I came down a tall pass and into the town of Vernal, UT and stopped for gas. I met a couple of guys on Vstroms but they were suiting up to leave as I pulled in. They said they were on their way back from a trip up to the Glacier National Park in Montana for a couple of weeks. I didn't get their names or where they were from.

As I got into northwestern Colorado and entered that mountainous area I could see a large anvil head cloud forming to the south. That was going to be a big storm, I thought, I wonder if I will get into it...

ANOTHER BIG STORM
As I continued south it loomed larger and larger. I was out of any cell phone range so I couldn't use my phone to check radar. I started over and then down the mountain pass the other side and it got darker and darker. There were no houses or ranches, just road.

I could start to see the edge of the rain several miles away. I can ride in rain, even heavy rain, if I need to. But I like to be following someone and I hadn't see any other traffic for a while.

Then as I got closer I could feel the temperature drop suddenly and it got windy.  VERY windy and gusty. I slowed to about 50 mph as it blasted me from side to side in very unpredictable gusts from all directions. Grass and debris was blowing all over the road and there was a large cloud of dust from a dirt road blowing in front of me. This is not a good sign...

Then I rounded a corner and where I had not seen any before, there was suddenly 4 or 5 large, close, vertical lightening strikes. I could see the edge of the wall of rain not a mile in front of me. Now, I can ride in rain and even wind and hail - but avoid lightening always. Not only is the lightening itself dangerous on an unprotected bike but it is an indicator of strong convective activity - possibly stronger than what I had just ridden through. And those kinds of blasts in heavy rain when I could see even less would not be fun.

Then, about the same time, a pickup truck rounded the corner in front of me and started flashing his lights. Not his highbeams - I mean turning his lights off and on!  Ok, enough subtle hints for me - it is time for a different course of action. I slowed and did a cautious u-turn behind him and went back up the road. I didn't think I could outrun this monster so I needed somewhere to go.

Just a mile back up the road I remembered seeing some kind of building off to the left that had a streetlight on outside and several pickup trucks parked. So I found that dirt road and cautiously wound my way for a quarter mile or so and parked. There was a sign on the side of the double-wide trailer looking building that said "Mine Operations."

The rain was starting to come down heavier so I quickly got my cover out and put it over the bike to cover my tank bag and GPS (which is not waterproof).

With my helmet and jacket still on I walked inside and saw a guy sitting at a desk, who looked at me like a Martian for a second.

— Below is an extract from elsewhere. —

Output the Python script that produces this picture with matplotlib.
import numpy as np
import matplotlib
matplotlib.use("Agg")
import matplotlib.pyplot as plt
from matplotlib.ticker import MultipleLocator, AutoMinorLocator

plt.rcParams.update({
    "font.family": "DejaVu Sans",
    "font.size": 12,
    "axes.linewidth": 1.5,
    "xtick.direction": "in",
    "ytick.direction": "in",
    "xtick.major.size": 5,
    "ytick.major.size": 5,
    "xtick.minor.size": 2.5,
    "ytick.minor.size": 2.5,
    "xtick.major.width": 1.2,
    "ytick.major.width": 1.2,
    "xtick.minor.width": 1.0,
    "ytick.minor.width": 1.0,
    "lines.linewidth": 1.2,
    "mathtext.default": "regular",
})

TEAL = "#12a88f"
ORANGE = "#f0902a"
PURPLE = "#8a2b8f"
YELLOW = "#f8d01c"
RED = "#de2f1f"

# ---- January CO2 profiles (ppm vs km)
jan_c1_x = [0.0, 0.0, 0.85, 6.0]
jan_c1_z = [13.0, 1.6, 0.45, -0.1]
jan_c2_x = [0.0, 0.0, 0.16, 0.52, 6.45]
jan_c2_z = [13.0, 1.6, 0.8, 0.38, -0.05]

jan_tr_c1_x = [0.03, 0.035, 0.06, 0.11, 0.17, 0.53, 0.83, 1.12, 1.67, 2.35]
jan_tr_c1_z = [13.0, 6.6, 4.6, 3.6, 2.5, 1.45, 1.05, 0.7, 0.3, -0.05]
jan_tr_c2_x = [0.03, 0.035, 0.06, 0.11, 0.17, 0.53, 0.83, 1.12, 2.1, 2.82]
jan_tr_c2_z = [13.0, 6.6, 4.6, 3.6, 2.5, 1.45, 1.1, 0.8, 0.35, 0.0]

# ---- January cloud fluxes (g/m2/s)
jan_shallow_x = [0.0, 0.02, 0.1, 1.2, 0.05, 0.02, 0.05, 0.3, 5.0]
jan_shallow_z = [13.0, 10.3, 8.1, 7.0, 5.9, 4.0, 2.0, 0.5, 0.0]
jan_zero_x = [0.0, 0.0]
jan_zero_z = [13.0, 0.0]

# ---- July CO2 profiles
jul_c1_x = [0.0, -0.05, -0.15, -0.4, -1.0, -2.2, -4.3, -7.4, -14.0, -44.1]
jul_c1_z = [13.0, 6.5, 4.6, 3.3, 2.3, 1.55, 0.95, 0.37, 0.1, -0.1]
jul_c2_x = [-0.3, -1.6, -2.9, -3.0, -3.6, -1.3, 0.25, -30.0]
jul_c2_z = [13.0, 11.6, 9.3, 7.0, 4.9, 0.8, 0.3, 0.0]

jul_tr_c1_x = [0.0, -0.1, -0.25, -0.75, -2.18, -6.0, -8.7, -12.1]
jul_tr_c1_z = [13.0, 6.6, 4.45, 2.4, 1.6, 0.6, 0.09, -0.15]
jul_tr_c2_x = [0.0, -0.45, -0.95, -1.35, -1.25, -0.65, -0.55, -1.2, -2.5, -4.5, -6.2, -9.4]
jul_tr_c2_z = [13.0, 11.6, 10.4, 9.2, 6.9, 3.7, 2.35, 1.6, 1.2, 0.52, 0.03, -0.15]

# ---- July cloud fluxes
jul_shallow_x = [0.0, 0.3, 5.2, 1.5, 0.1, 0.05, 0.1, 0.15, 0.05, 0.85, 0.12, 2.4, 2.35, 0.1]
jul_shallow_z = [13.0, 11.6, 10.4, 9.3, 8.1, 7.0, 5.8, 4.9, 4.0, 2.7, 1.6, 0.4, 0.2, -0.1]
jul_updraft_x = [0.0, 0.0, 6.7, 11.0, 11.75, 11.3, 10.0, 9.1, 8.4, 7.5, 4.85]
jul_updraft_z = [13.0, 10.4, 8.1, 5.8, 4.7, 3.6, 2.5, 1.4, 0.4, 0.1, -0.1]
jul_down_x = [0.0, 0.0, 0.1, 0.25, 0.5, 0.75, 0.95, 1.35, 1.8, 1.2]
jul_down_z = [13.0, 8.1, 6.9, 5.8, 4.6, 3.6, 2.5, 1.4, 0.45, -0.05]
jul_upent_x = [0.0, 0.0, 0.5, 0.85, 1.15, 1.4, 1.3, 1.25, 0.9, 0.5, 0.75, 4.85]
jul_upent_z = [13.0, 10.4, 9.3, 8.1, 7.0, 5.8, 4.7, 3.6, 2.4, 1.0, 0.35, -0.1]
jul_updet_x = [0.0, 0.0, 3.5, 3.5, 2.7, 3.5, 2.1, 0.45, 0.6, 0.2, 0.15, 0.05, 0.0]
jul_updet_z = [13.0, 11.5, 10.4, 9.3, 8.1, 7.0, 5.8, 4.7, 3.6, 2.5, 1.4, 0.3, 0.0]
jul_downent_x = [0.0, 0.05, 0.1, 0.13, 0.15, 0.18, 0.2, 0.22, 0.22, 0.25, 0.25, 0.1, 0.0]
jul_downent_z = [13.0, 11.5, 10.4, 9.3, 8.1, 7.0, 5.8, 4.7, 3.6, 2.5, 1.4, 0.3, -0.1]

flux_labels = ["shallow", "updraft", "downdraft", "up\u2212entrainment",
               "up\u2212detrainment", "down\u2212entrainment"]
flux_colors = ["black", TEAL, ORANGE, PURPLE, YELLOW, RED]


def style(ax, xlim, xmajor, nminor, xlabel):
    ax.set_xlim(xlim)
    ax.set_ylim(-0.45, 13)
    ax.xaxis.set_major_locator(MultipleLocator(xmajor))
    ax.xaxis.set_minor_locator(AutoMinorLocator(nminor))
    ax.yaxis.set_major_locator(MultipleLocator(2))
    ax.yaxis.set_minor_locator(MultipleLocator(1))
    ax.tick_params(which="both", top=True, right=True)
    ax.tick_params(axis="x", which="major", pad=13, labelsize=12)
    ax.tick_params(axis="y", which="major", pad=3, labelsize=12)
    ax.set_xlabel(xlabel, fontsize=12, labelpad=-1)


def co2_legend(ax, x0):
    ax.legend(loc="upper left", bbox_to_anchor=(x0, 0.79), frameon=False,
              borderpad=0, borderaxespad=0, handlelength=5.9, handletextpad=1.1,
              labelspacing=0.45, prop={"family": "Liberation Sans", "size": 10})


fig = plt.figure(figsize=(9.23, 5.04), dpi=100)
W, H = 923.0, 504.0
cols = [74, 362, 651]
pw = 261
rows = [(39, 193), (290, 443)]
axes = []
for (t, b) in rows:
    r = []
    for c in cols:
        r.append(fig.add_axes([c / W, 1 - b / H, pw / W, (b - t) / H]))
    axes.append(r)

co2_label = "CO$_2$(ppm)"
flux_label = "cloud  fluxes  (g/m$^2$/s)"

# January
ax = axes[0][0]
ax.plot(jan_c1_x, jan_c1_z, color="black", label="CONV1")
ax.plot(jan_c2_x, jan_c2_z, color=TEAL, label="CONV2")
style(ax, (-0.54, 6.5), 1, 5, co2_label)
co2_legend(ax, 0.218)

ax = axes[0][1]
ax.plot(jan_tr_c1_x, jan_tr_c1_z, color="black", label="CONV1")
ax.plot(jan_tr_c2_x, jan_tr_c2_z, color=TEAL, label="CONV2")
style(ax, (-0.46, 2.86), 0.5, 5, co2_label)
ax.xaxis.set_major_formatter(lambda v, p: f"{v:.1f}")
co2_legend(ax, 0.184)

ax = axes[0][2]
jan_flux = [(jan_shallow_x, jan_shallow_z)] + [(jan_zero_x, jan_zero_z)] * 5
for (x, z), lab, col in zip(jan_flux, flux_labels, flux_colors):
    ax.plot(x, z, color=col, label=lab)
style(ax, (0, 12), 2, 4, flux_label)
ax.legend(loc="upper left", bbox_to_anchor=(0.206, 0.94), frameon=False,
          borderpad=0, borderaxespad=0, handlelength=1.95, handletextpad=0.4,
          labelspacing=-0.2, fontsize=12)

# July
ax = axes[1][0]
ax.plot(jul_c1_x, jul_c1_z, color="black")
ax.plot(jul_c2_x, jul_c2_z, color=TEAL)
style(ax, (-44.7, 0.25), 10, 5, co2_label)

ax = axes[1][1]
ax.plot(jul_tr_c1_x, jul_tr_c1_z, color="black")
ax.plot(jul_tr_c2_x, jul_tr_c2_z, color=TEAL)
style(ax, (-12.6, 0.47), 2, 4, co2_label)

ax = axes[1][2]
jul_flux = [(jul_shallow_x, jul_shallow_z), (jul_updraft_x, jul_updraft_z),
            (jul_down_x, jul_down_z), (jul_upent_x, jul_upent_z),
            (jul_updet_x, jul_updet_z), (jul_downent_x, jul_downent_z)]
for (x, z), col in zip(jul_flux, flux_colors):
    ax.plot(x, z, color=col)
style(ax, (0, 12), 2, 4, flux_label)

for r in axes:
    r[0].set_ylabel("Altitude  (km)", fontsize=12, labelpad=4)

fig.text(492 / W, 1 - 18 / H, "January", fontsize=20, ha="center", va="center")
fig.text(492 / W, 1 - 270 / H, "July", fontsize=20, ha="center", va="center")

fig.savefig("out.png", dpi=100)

I said something like "I don't know what this place is but would you mind if I stayed in here for a little while??"

It turned out that this was a mine company building and Gary was a 'mine manager.' He was the only one there and was also a motorcycle rider. For the next half hour or 45 minutes he showed me pictures of him riding with his wife all over Colorado and some longer trips. He had a large touring Harley, a BMW 1200 GSA, his wife a BMW F650 GS, and a couple of smaller 250 size dirt bikes. Great combination for Colorado!

Meanwhile the rain and lightening blasted outside for a while then subsided. In half an hour it was calm and I looked out the window and saw clear blue sky!  I needed to make some more miles so Gary gave me his card and I suited up and headed south again. In the hour that I was there that monster rain cell had moved on and now just a few miles south it was sunny and the roads were dry. Just amazing!

So I needed to make it further south than I had planned to get myself in a better position for the next couple of days to make it home. Rather than stay at a nice campground that my brother recommended for me in Rifle, CO I kept going. Gary told me about a nice state park just south of Montrose, CO. It was now about 6 pm and Montrose was another 100 miles to the south.

So I rode south for 20 miles or so, got on I-70 down to Grand Junction, and then took hwy 50 then 550 down to Montrose. I got some gas and headed south about 10 miles and found the park Gary told me about.

It was a nice state park but of course at this time of year, and this late in the evening, it was packed with RVs. I had to pay $7 for a day pass PLUS $18 for a walk-in tent site. I rode down to the walk-in tent site area. There was a parking lot and then a small foot bridge over a rushing creek to a wooded area. I couldn't see how far the tent sites were from there, but I couldn't carry all my gear that far and I didn't want to leave my bike that far out of my sight with the remaining gear left on it.

I considered going up to the RV area but then I saw some pavilions down below. The gate was closed to that section. I thought well that's good, no one will be going down there. So I slowly idled by the side of the gate between some large rocks and rode down to the pavilions. I parked behind a large tree and some brush so I wasn't visible from the gate. Inside were picnic tables, large fireplace, and a grassy field before the rushing creek.

It was about 8:30 and getting dark so I got my stuff unloaded. I heated up some water for a Mountain House freeze dried meal and while that sat for 10 minutes I set up my tent in the small grassy field. I was done and in my sleeping bag by 9:15 and passed out after a long day (510 miles and a close call with a monster rain storm).